Проследим прежде всего смену расширений и сужений нашего поля зрения. Первая строфа – перед нами расширение: сперва «шепот» и «дыханье», то есть что-то слышимое совсем рядом; потом – «соловей» и «ручей», то есть что-то слышимое и видимое с некоторого отдаления. Иными словами, сперва в нашем поле зрения (точнее, в поле слуха) только герои, затем – ближнее их окружение. Вторая строфа – перед нами сужение: сперва «свет», «тени», «тени без конца», то есть что-то внешнее, световая атмосфера лунной ночи; потом – «милое лицо», на котором отражается эта смена света и теней, то есть взгляд переводится с дальнего на ближнее. Иными словами, сперва перед нами окружение, затем – только героиня.
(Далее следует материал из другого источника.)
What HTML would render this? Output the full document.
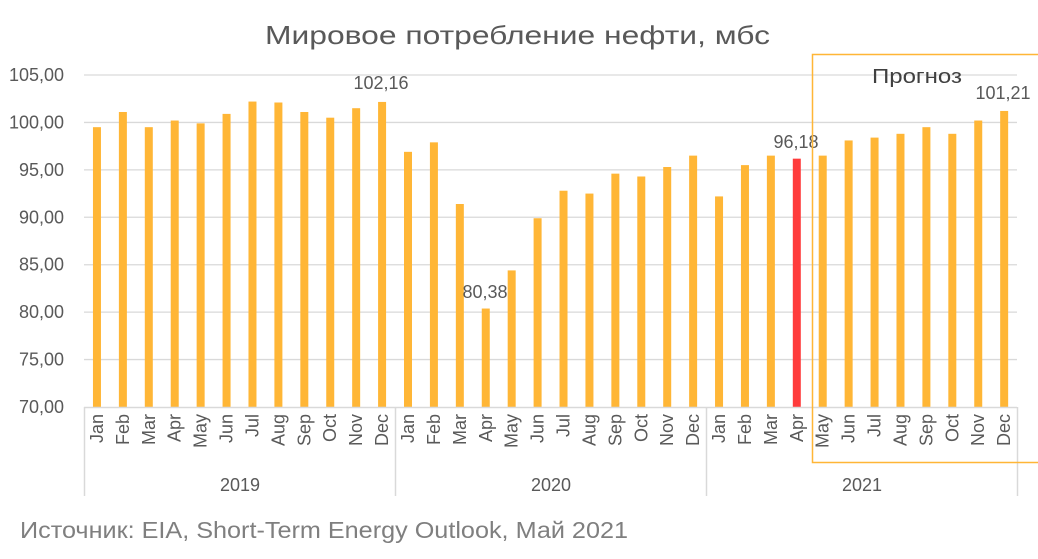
<!DOCTYPE html>
<html><head><meta charset="utf-8"><style>
body{margin:0;background:#fff}
svg{display:block;font-family:"Liberation Sans","DejaVu Sans",sans-serif}
</style></head><body>
<svg width="1038" height="559" viewBox="0 0 1038 559">
<rect width="1038" height="559" fill="#fff"/>
<text x="265" y="44" font-size="26" fill="#595959" textLength="505" lengthAdjust="spacingAndGlyphs">Мировое потребление нефти, мбс</text>
<g id="grid" stroke="#d9d9d9" stroke-width="1.3"></g>
<g id="ylab" font-size="18" fill="#595959" text-anchor="end"></g>
<g id="bars"></g>
<g id="xlab" font-size="18" fill="#595959"></g>
<g stroke="#d9d9d9" stroke-width="1.5">
<line x1="84" y1="407.5" x2="1017" y2="407.5"/>
<line x1="84.5" y1="407" x2="84.5" y2="496"/>
<line x1="395.5" y1="407" x2="395.5" y2="496"/>
<line x1="706.5" y1="407" x2="706.5" y2="496"/>
<line x1="1017.5" y1="407" x2="1017.5" y2="496"/>
</g>
<g font-size="18" fill="#595959" text-anchor="middle">
<text x="240" y="491">2019</text><text x="551" y="491">2020</text><text x="862" y="491">2021</text>
</g>
<g font-size="18" fill="#595959" text-anchor="middle">
<text x="381" y="89">102,16</text>
<text x="485" y="298">80,38</text>
<text x="796" y="148">96,18</text>
<text x="1003" y="99">101,21</text>
</g>
<text x="872" y="83" font-size="20" fill="#404040" textLength="90" lengthAdjust="spacingAndGlyphs">Прогноз</text>
<rect x="812.5" y="54.5" width="240" height="408" fill="none" stroke="#FFB636" stroke-width="1.5"/>
<text x="20" y="538" font-size="23" fill="#7f7f7f" textLength="608" lengthAdjust="spacingAndGlyphs">Источник: EIA, Short-Term Energy Outlook, Май 2021</text>
</svg>
<script>
const ns="http://www.w3.org/2000/svg";
function el(p,t,a,txt){const e=document.createElementNS(ns,t);for(const k in a)e.setAttribute(k,a[k]);if(txt)e.textContent=txt;document.getElementById(p).appendChild(e);}
const y0=407,s=332/35;
for(let v=70;v<=105;v+=5){const y=y0-(v-70)*s;if(v>70)el("grid","line",{x1:84,x2:1017,y1:y,y2:y});el("ylab","text",{x:64,y:y+6},v+",00");}
const vals=[99.5,101.1,99.5,100.2,99.9,100.9,102.2,102.1,101.1,100.5,101.5,102.16,96.9,97.9,91.4,80.38,84.4,89.9,92.8,92.5,94.6,94.3,95.3,96.5,92.2,95.5,96.5,96.18,96.5,98.1,98.4,98.8,99.5,98.8,100.2,101.21];
const m=["Jan","Feb","Mar","Apr","May","Jun","Jul","Aug","Sep","Oct","Nov","Dec"];
vals.forEach((v,i)=>{const cx=84+(i+0.5)*25.92;const h=(v-70)*s;
el("bars","rect",{x:cx-4,y:y0-h,width:8,height:h,fill:i==27?"#FF3B3B":"#FFB636"});
el("xlab","text",{x:0,y:0,transform:`translate(${cx+6},414) rotate(-90)`,"text-anchor":"end"},m[i%12]);});
</script>
</body></html>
И, наконец, третья строфа – перед нами сперва сужение, потом расширение: «в дымных тучках пурпур розы» – это, по-видимому, рассветающее небо, «отблеск янтаря» – отражение его в ручье (?), в поле зрения широкий мир (даже более широкий, чем тот, который охватывался «соловьем» и «ручьем»); «и лобзания, и слезы» – в поле зрения опять только герои; «и заря, заря!» – опять широкий мир, на этот раз – самый широкий, охватывающий разом и зарю в небе, и зарю в ручье (и зарю в душе? – об этом дальше). На этом пределе широты стихотворение кончается. Можно сказать, что образный его ритм состоит из большого движения «расширение – сужение» («шепот» – «соловей, ручей, свет и тени» – «милое лицо») и малого противодвижения «сужение – расширение» («пурпур, отблеск» – «лобзания и слезы» – «заря!»). Большое движение занимает две строфы, малое (но гораздо более широкое) противодвижение одну: ритм убыстряется к концу стихотворения.
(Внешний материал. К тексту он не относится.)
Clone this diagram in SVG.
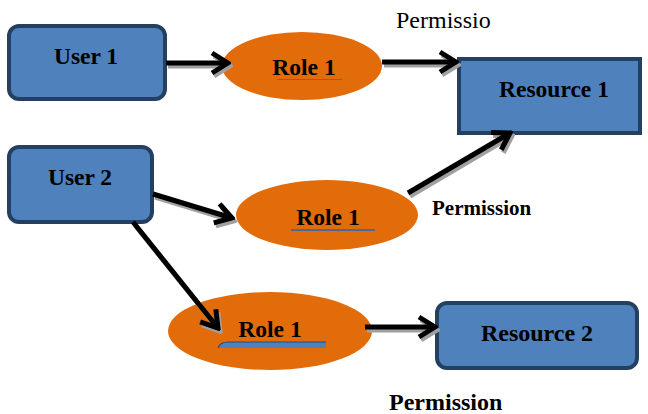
<svg xmlns="http://www.w3.org/2000/svg" width="648" height="414" viewBox="0 0 648 414">
<style>
.box{fill:#4F81BD;stroke:#243F60;stroke-width:4}
.role{fill:#E36C0A}
text{font-family:'Liberation Serif','Times New Roman',Times,serif;fill:#000}
.lbl{font-weight:bold;font-size:23.5px;text-anchor:middle}
.ln{fill:none;stroke:#000;stroke-width:5;marker-end:url(#ah)}
.sh{fill:none;stroke:#A0A0A0;stroke-width:5;marker-end:url(#ahs)}
</style>
<defs>
<marker id="ah" markerUnits="userSpaceOnUse" viewBox="0 0 22 26" refX="19" refY="13" markerWidth="22" markerHeight="26" orient="auto">
<path d="M3,3 L19,13 L3,23" fill="none" stroke="#000" stroke-width="5"/>
</marker>
<marker id="ahs" markerUnits="userSpaceOnUse" viewBox="0 0 22 26" refX="19" refY="13" markerWidth="22" markerHeight="26" orient="auto">
<path d="M3,3 L19,13 L3,23" fill="none" stroke="#A0A0A0" stroke-width="5"/>
</marker>
</defs>
<g id="user1">
<rect class="box" x="9" y="26" width="156" height="73" rx="10"/>
<text class="lbl" x="86" y="64">User 1</text>
</g>
<g id="role1a">
<ellipse class="role" cx="302" cy="66" rx="80" ry="34"/>
<text class="lbl" x="304" y="75">Role 1</text>
<line x1="277" y1="79.5" x2="342" y2="79.5" stroke="#5A6A8A" stroke-width="1"/>
</g>
<g id="resource1">
<rect class="box" x="459" y="59" width="181" height="74"/>
<text class="lbl" x="554" y="97">Resource 1</text>
</g>
<g id="user2">
<rect class="box" x="9" y="147" width="143" height="75" rx="10"/>
<text class="lbl" x="80" y="185">User 2</text>
</g>
<g id="role1b">
<ellipse class="role" cx="327" cy="215" rx="91" ry="35"/>
<text class="lbl" x="328" y="225">Role 1</text>
<line x1="291" y1="230" x2="375" y2="230" stroke="#4A6A9A" stroke-width="2"/>
</g>
<g id="role1c">
<ellipse class="role" cx="270" cy="331" rx="102" ry="39"/>
<text class="lbl" x="270" y="337">Role 1</text>
<path d="M218,348 Q220,342 228,342 L326,342 L326,348 Z" fill="#4F81BD"/>
<path d="M218,348 Q220,342 228,342 L326,342" fill="none" stroke="#2C4A78" stroke-width="1.2"/>
</g>
<g id="resource2">
<rect class="box" x="437" y="303" width="200" height="65" rx="10"/>
<text class="lbl" x="537" y="341" style="font-size:24px">Resource 2</text>
</g>
<g id="labels">
<text x="396" y="28" style="font-size:24px">Permissio</text>
<text x="432" y="215" style="font-size:21px;font-weight:bold">Permission</text>
<text x="389" y="410" style="font-size:24px;font-weight:bold">Permission</text>
</g>
<g id="connectors">
<g transform="translate(2,3)">
<path class="sh" d="M166,63 L228,63"/>
<path class="sh" d="M382,62 L456,62"/>
<path class="sh" d="M153,194 L232,218"/>
<path class="sh" d="M408,193 L510,133"/>
<path class="sh" d="M133,222 L218,328"/>
<path class="sh" d="M365,327 L435,327"/>
</g>
<path class="ln" d="M166,63 L228,63"/>
<path class="ln" d="M382,62 L456,62"/>
<path class="ln" d="M153,194 L232,218"/>
<path class="ln" d="M408,193 L510,133"/>
<path class="ln" d="M133,222 L218,328"/>
<path class="ln" d="M365,327 L435,327"/>
</g>
</svg>
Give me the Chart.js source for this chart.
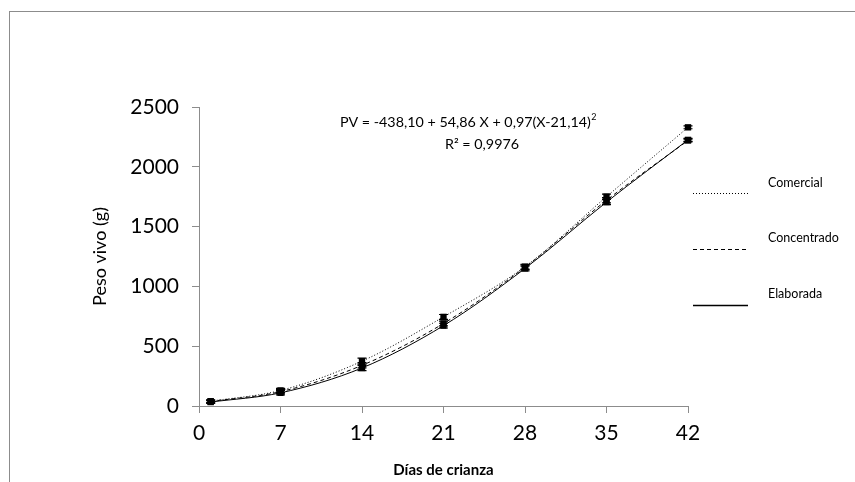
<!DOCTYPE html>
<html>
<head>
<meta charset="utf-8">
<script src="https://cdn.jsdelivr.net/npm/chart.js@4/dist/chart.umd.min.js"></script>
<style>
  html, body { margin: 0; padding: 0; background: #fff; }
  canvas { display: block; }
</style>
</head>
<body>
<canvas id="c" width="855" height="482"></canvas>
<script>
// ---- data ----
const days = [1, 7, 14, 21, 28, 35, 42];
const seriesNames = ['Comercial', 'Concentrado', 'Elaborada'];
const comercial   = [40, 130, 375, 745, 1165, 1750, 2330];
const concentrado = [38, 120, 340, 690, 1160, 1720, 2220];
const elaborada   = [33, 110, 318, 672, 1150, 1705, 2225];
const errComercial   = [12, 18, 25, 20, 20, 22, 12];
const errConcentrado = [12, 18, 22, 20, 20, 22, 12];
const errElaborada   = [12, 18, 22, 20, 20, 22, 12];
const xTickValues = [0, 7, 14, 21, 28, 35, 42];
const yTickValues = [0, 500, 1000, 1500, 2000, 2500];
const equationText = 'PV = -438,10 + 54,86 X + 0,97(X-21,14)';
const equationSup = '2';
const r2Text = 'R² = 0,9976';

const FONT = 'Lato, "Open Sans", sans-serif';
const dashes = [[1, 2], [4, 3], []];
const values = [comercial, concentrado, elaborada];
const errors = [errComercial, errConcentrado, errElaborada];

const datasets = seriesNames.map((name, k) => ({
  label: name,
  data: days.map((d, i) => ({ x: d, y: values[k][i] })),
  errors: errors[k],
  borderColor: '#000',
  borderWidth: 1,
  borderDash: dashes[k],
  backgroundColor: '#000',
  pointStyle: 'rect',
  pointRadius: 4.5,
  pointBackgroundColor: '#000',
  pointBorderColor: '#000',
  pointBorderWidth: 0,
  cubicInterpolationMode: 'monotone',
  clip: false,
  fill: false
}));

const framePlugin = {
  id: 'frame',
  beforeDraw(chart) {
    const ctx = chart.ctx;
    ctx.save();
    ctx.fillStyle = '#fff';
    ctx.fillRect(0, 0, chart.width, chart.height);
    ctx.strokeStyle = '#8c8c8c';
    ctx.lineWidth = 1;
    ctx.strokeRect(9.5, 11.5, 1000, 1000);
    ctx.restore();
  }
};

const errorBarPlugin = {
  id: 'errbars',
  afterDatasetsDraw(chart) {
    const ctx = chart.ctx;
    const ys = chart.scales.y;
    ctx.save();
    ctx.strokeStyle = '#000';
    ctx.lineWidth = 1.2;
    ctx.setLineDash([]);
    chart.data.datasets.forEach((ds, k) => {
      const meta = chart.getDatasetMeta(k);
      meta.data.forEach((pt, i) => {
        const v = ds.data[i].y, e = ds.errors[i];
        const yt = ys.getPixelForValue(v + e);
        const yb = ys.getPixelForValue(v - e);
        const x = pt.x;
        ctx.beginPath();
        ctx.moveTo(x, yt); ctx.lineTo(x, yb);
        ctx.moveTo(x - 4.5, yt); ctx.lineTo(x + 4.5, yt);
        ctx.moveTo(x - 4.5, yb); ctx.lineTo(x + 4.5, yb);
        ctx.stroke();
      });
    });
    ctx.restore();
  }
};

const annotPlugin = {
  id: 'annot',
  afterDraw(chart) {
    const ctx = chart.ctx;
    ctx.save();
    ctx.fillStyle = '#000';
    ctx.textBaseline = 'middle';
    // equation
    ctx.font = '14.3px ' + FONT;
    const w1 = ctx.measureText(equationText).width;
    ctx.font = '9px ' + FONT;
    const w2 = ctx.measureText(equationSup).width;
    const cx = 468, cy = 122;
    const x0 = cx - (w1 + w2) / 2;
    ctx.textAlign = 'left';
    ctx.font = '14.3px ' + FONT;
    ctx.fillText(equationText, x0, cy);
    ctx.font = '9px ' + FONT;
    ctx.fillText(equationSup, x0 + w1 + 0.5, cy - 5);
    ctx.font = '14.3px ' + FONT;
    ctx.textAlign = 'center';
    ctx.fillText(r2Text, 482, 144);

    // legend
    const legY = [[183, 193], [238, 249], [294, 305]];
    chart.data.datasets.forEach((ds, k) => {
      ctx.strokeStyle = '#000';
      ctx.lineWidth = k === 2 ? 1.3 : 1;
      ctx.setLineDash(ds.borderDash);
      ctx.beginPath();
      ctx.moveTo(693, legY[k][1] + 0.5);
      ctx.lineTo(748, legY[k][1] + 0.5);
      ctx.stroke();
      ctx.setLineDash([]);
      ctx.font = '12.5px ' + FONT;
      ctx.textAlign = 'left';
      ctx.fillText(ds.label, 768, legY[k][0]);
    });
    ctx.restore();
  }
};

new Chart(document.getElementById('c'), {
  type: 'line',
  data: { datasets },
  options: {
    responsive: false,
    animation: false,
    layout: { padding: { left: 0, top: 107, right: 167, bottom: 0 } },
    plugins: { legend: { display: false }, tooltip: { enabled: false } },
    scales: {
      x: {
        type: 'linear',
        min: 0, max: 42,
        afterBuildTicks(s) { s.ticks = xTickValues.map(v => ({ value: v })); },
        afterFit(s) { s.height = 76; },
        ticks: { font: { size: 21, family: FONT }, color: '#000', padding: 8, maxRotation: 0,
                 callback: v => String(v) },
        grid: { drawOnChartArea: false, tickLength: 7, color: '#8c8c8c' },
        border: { color: '#8c8c8c', width: 1 },
        title: { display: true, text: 'Días de crianza', color: '#000',
                 font: { size: 15, weight: 'bold', family: FONT }, padding: { top: 0, bottom: 3 } }
      },
      y: {
        min: 0, max: 2500,
        afterBuildTicks(s) { s.ticks = yTickValues.map(v => ({ value: v })); },
        afterFit(s) { s.width = 199; },
        ticks: { font: { size: 21, family: FONT }, color: '#000', padding: 13,
                 callback: v => String(v) },
        grid: { drawOnChartArea: false, tickLength: 7, color: '#8c8c8c' },
        border: { color: '#8c8c8c', width: 1 },
        title: { display: true, text: 'Peso vivo (g)', color: '#000',
                 font: { size: 18, family: FONT }, padding: { top: 89, bottom: 0 } }
      }
    }
  },
  plugins: [framePlugin, errorBarPlugin, annotPlugin]
});
</script>
</body>
</html>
Теперь проследим смену чувственного заполнения этого расширяющегося и сужающегося поля зрения. Мы увидим, что здесь последовательность гораздо более прямая: от звука – к свету и затем – к цвету. Первая строфа: в начале перед нами звук (сперва членораздельный «шепот», потом нечленораздельно-зыбкое «дыханье»), в конце – свет (сперва отчетливое «серебро», потом неотчетливо-зыбкое «колыханье»). Вторая строфа: в начале перед нами «свет» и «тени», в конце – «измененья» (оба конца строф подчеркивают движение, зыбкость). Третья строфа: «дымные тучки», «пурпур розы», «отблеск янтаря» – от дымчатого цвета к розовому и затем к янтарному, цвет становится все ярче, все насыщенней, все менее зыбок: мотива колебания, переменчивости здесь нет, наоборот, повторение слова «заря» подчеркивает, пожалуй, твердость и уверенность. Так в ритмически расширяющихся и сужающихся границах стихотворного пространства сменяют друг друга все более ощутимые – неуверенный звук, неуверенный свет и уверенный цвет.
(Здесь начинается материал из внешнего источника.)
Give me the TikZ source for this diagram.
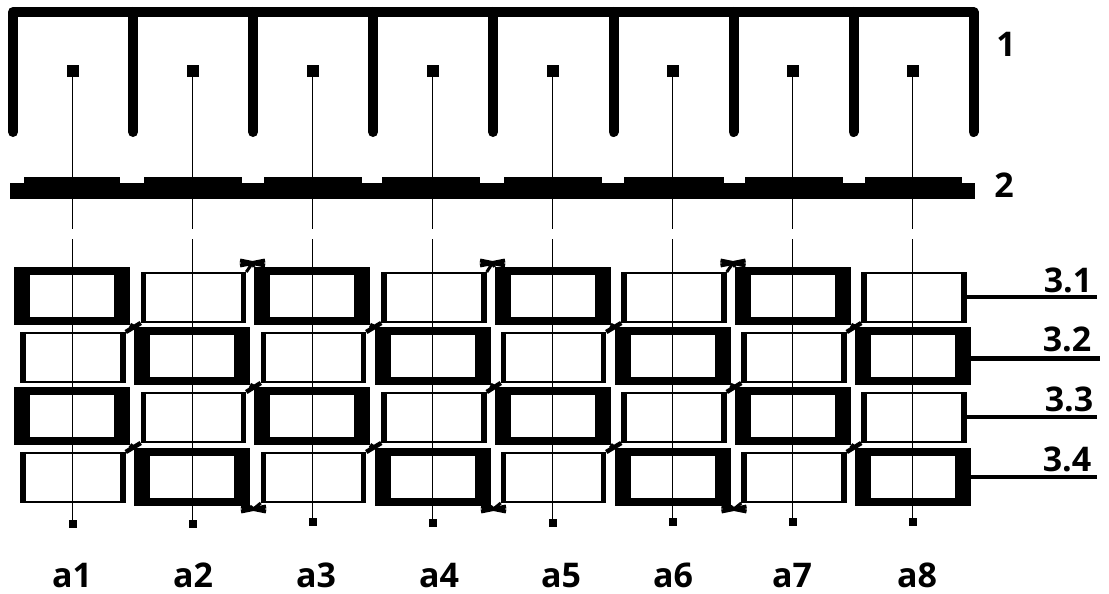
\documentclass[tikz,border=0pt]{standalone}
\usepackage{fontspec}
\setmainfont{Open Sans}
\usetikzlibrary{shapes.misc}
\begin{document}
\begin{tikzpicture}[
  x=1pt, y=-1pt,
  cellbox/.style 2 args={rectangle, fill=black, inner sep=0pt, outer sep=0pt,
                   path picture={\fill[white]
                     ([shift={(#1,#2)}]path picture bounding box.south west) rectangle
                     ([shift={(-#1,-#2)}]path picture bounding box.north east);}},
  thickcell/.style={cellbox={16pt}{8pt}, minimum width=116pt, minimum height=58pt},
  thincell/.style={cellbox={5.5pt}{2pt}, minimum width=105.5pt, minimum height=51pt},
  pinbox/.style={rectangle, fill=black, inner sep=0pt, outer sep=0pt, minimum size=12pt},
  endbox/.style={rectangle, fill=black, inner sep=0pt, outer sep=0pt, minimum size=8pt},
  padbox/.style={rectangle, fill=black, inner sep=0pt, outer sep=0pt, minimum height=7pt},
  barbox/.style={rectangle, fill=black, inner sep=0pt, outer sep=0pt, minimum width=965pt, minimum height=16pt},
  crossbox/.style={cross out, draw=black, line width=4pt, inner sep=0pt, outer sep=0pt,
                   minimum width=25pt, minimum height=5pt},
  comb/.style={line width=10pt, line join=round, line cap=round},
  lead/.style={line width=1.7pt, dash pattern=on 152pt off 10pt on 400pt},
  link/.style={line width=4.5pt},
  tap/.style={line width=3.5pt},
  numlabel/.style={anchor=base, inner sep=0pt, font=\fontsize{34}{34}\selectfont\bfseries}
]
\useasboundingbox (0,0) rectangle (1109,594);

% winding
\draw[comb] (13,132) -- (13,12) -- (973.5,12) -- (973.5,132);
\draw[comb] (133,12) -- (133,132);
\draw[comb] (253,12) -- (253,132);
\draw[comb] (373,12) -- (373,132);
\draw[comb] (493,12) -- (493,132);
\draw[comb] (613.5,12) -- (613.5,132);
\draw[comb] (733.5,12) -- (733.5,132);
\draw[comb] (853.5,12) -- (853.5,132);

% plate
\node[barbox] (bar) at (492.5,191) {};
\node[padbox, minimum width=96pt]  (pad1) at (72,180.5)  {};
\node[padbox, minimum width=98pt]  (pad2) at (193,180.5) {};
\node[padbox, minimum width=98pt]  (pad3) at (313,180.5) {};
\node[padbox, minimum width=98pt]  (pad4) at (431,180.5) {};
\node[padbox, minimum width=98pt]  (pad5) at (553,180.5) {};
\node[padbox, minimum width=100pt] (pad6) at (674,180.5) {};
\node[padbox, minimum width=98pt]  (pad7) at (794,180.5) {};
\node[padbox, minimum width=97pt]  (pad8) at (913.5,180.5) {};

% row 3.1
\node[thickcell] (c11) at (72,296)      {};
\node[thincell]  (c12) at (193.5,297.5) {};
\node[thickcell] (c13) at (312,296)     {};
\node[thincell]  (c14) at (434,297.5)   {};
\node[thickcell] (c15) at (552.5,296)   {};
\node[thincell]  (c16) at (674,297.5)   {};
\node[thickcell] (c17) at (793,296)     {};
\node[thincell]  (c18) at (914,297.5)   {};
% row 3.2
\node[thincell]  (c21) at (73,357.5)    {};
\node[thickcell] (c22) at (192,356)     {};
\node[thincell]  (c23) at (313.5,357.5) {};
\node[thickcell] (c24) at (432.5,356)   {};
\node[thincell]  (c25) at (553.5,357.5) {};
\node[thickcell] (c26) at (672.5,356)   {};
\node[thincell]  (c27) at (794,357.5)   {};
\node[thickcell] (c28) at (913,356)     {};
% row 3.3
\node[thickcell] (c31) at (72,416)      {};
\node[thincell]  (c32) at (193.5,417.5) {};
\node[thickcell] (c33) at (312,416)     {};
\node[thincell]  (c34) at (434,417.5)   {};
\node[thickcell] (c35) at (552.5,416)   {};
\node[thincell]  (c36) at (674,417.5)   {};
\node[thickcell] (c37) at (793,416)     {};
\node[thincell]  (c38) at (914,417.5)   {};
% row 3.4
\node[thincell]  (c41) at (73,477.5)    {};
\node[thickcell] (c42) at (192,477)     {};
\node[thincell]  (c43) at (313.5,477.5) {};
\node[thickcell] (c44) at (432.5,477)   {};
\node[thincell]  (c45) at (553.5,477.5) {};
\node[thickcell] (c46) at (672.5,477)   {};
\node[thincell]  (c47) at (794,477.5)   {};
\node[thickcell] (c48) at (913,477)     {};

% crossings between rows
\draw[link] (c11.south east) -- (c22.north west) (c12.south west) -- (c21.north east);
\draw[link] (c13.south east) -- (c24.north west) (c14.south west) -- (c23.north east);
\draw[link] (c15.south east) -- (c26.north west) (c16.south west) -- (c25.north east);
\draw[link] (c17.south east) -- (c28.north west) (c18.south west) -- (c27.north east);
\draw[link] (c22.south east) -- (c33.north west) (c23.south west) -- (c32.north east);
\draw[link] (c24.south east) -- (c35.north west) (c25.south west) -- (c34.north east);
\draw[link] (c26.south east) -- (c37.north west) (c27.south west) -- (c36.north east);
\draw[link] (c31.south east) -- (c42.north west) (c32.south west) -- (c41.north east);
\draw[link] (c33.south east) -- (c44.north west) (c34.south west) -- (c43.north east);
\draw[link] (c35.south east) -- (c46.north west) (c36.south west) -- (c45.north east);
\draw[link] (c37.south east) -- (c48.north west) (c38.south west) -- (c47.north east);

% crossings on top and bottom
\node[crossbox] (tx1) at (252.5,263) {};
\node[crossbox] (tx2) at (492.5,263) {};
\node[crossbox] (tx3) at (733,263) {};
\node[crossbox] (bx1) at (253.5,509) {};
\node[crossbox] (bx2) at (493.5,509) {};
\node[crossbox] (bx3) at (734,509) {};
\draw[link, line width=3pt] (tx1.center) -- (c12.north east) (tx1.center) -- (c13.north west);
\draw[link, line width=3pt] (tx2.center) -- (c14.north east) (tx2.center) -- (c15.north west);
\draw[link, line width=3pt] (tx3.center) -- (c16.north east) (tx3.center) -- (c17.north west);
\draw[link, line width=3pt] (bx1.center) -- (c42.south east) (bx1.center) -- (c43.south west);
\draw[link, line width=3pt] (bx2.center) -- (c44.south east) (bx2.center) -- (c45.south west);
\draw[link, line width=3pt] (bx3.center) -- (c46.south east) (bx3.center) -- (c47.south west);

% conductors
\node[pinbox] (p1) at (72.5,71)  {};
\node[pinbox] (p2) at (192.5,71) {};
\node[pinbox] (p3) at (312.5,71) {};
\node[pinbox] (p4) at (432.5,71) {};
\node[pinbox] (p5) at (552.5,71) {};
\node[pinbox] (p6) at (672.5,71) {};
\node[pinbox] (p7) at (792.5,71) {};
\node[pinbox] (p8) at (912.5,71) {};
\node[endbox] (e1) at (72.5,524)  {};
\node[endbox] (e2) at (192.5,524) {};
\node[endbox] (e3) at (312.5,522) {};
\node[endbox] (e4) at (432.5,523) {};
\node[endbox] (e5) at (552.5,523) {};
\node[endbox] (e6) at (672.5,522) {};
\node[endbox] (e7) at (792.5,522) {};
\node[endbox] (e8) at (912.5,522) {};
\draw[lead] (p1) -- (e1);
\draw[lead] (p2) -- (e2);
\draw[lead] (p3) -- (e3);
\draw[lead] (p4) -- (e4);
\draw[lead] (p5) -- (e5);
\draw[lead] (p6) -- (e6);
\draw[lead] (p7) -- (e7);
\draw[lead] (p8) -- (e8);

% labels
\node[numlabel] (l1) at (1006,57)  {1};
\node[numlabel] (l2) at (1004,197) {2};
\node[numlabel] (l31) at (1068,292) {3.1};
\node[numlabel] (l32) at (1067,351) {3.2};
\node[numlabel] (l33) at (1069,411) {3.3};
\node[numlabel] (l34) at (1067,471) {3.4};
\coordinate (t1) at (1097,297);
\coordinate (t2) at (1100,358);
\coordinate (t3) at (1097,417);
\coordinate (t4) at (1097,477);
\draw[tap] (c18.east |- t1) -- (t1);
\draw[tap, line width=5pt] (c28.east |- t2) -- (t2);
\draw[tap] (c38.east |- t3) -- (t3);
\draw[tap] (c48.east |- t4) -- (t4);
\node[numlabel] (a1) at (72,587)  {a1};
\node[numlabel] (a2) at (193,587) {a2};
\node[numlabel] (a3) at (316,587) {a3};
\node[numlabel] (a4) at (439,587) {a4};
\node[numlabel] (a5) at (561,587) {a5};
\node[numlabel] (a6) at (673,587) {a6};
\node[numlabel] (a7) at (792,587) {a7};
\node[numlabel] (a8) at (917,587) {a8};
\end{tikzpicture}
\end{document}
Наконец, проследим смену эмоционального насыщения этого пространства: насколько оно пережито, <…> насколько в нем присутствует человек. И мы увидим, что здесь последовательность еще более прямая: от эмоции наблюдаемой – к эмоции пассивно переживаемой – и к эмоции, активно проявляемой. В первой строфе дыханье – «робкое»: это эмоция, но эмоция героини, герой ее отмечает, но не переживает сам. Во второй строфе лицо – «милое», а изменения его – «волшебные»: это собственная эмоция героя, являющаяся при взгляде на героиню. В третьей строфе «лобзания и слезы» – это уже не взгляд, а действие, и в действии этом чувства любовников, до сих пор представленные лишь порознь, сливаются. (В ранней редакции первая строка читалась «Шепот сердца, уст дыханье…» – очевидно, «шепот сердца» могло быть сказано скорее о себе, чем о подруге, так что там еще отчетливее первая строфа говорила о герое, вторая – о героине, а третья – о них вместе.) От слышимого и зримого к действенному, от прилагательных к существительным – так выражается в стихотворении нарастающая полнота страсти.

Подобный разбор лермонтовского «Паруса» сделала Валгина, заметившая: «Пространство так же, как и время, по воле автора может смещаться. Художественное пространство создается благодаря применению ракурса изображения (точка зрения в первом значении); это происходит в результате мысленного изменения места, откуда ведется наблюдение: общий, мелкий план заменяется крупным, и наоборот». Еще одно обобщение она сделала в связи со стихотворением Пастернака «Сестра моя – жизнь и сегодня в разливе…» (1917): «Пространственные понятия в творческом, художественном контексте могут быть лишь внешним, словесным образом, но передавать иное содержание, не пространственное. Например, для Пастернака “горизонт” – это и временное понятие (будущее), и эмоционально-оценочное (счастье), и мифологический “путь на небо” (т. е. к творчеству). Горизонт – это то место, где земля сходится с небом, или небо “сходит” на землю, тогда поэт вдохновлен, он испытывает творческий восторг. Значит, это не реальный горизонт как пространственное понятие, а нечто иное, связанное с состоянием лирического героя, а в таком случае он может и сместиться, и оказаться очень близко <…>».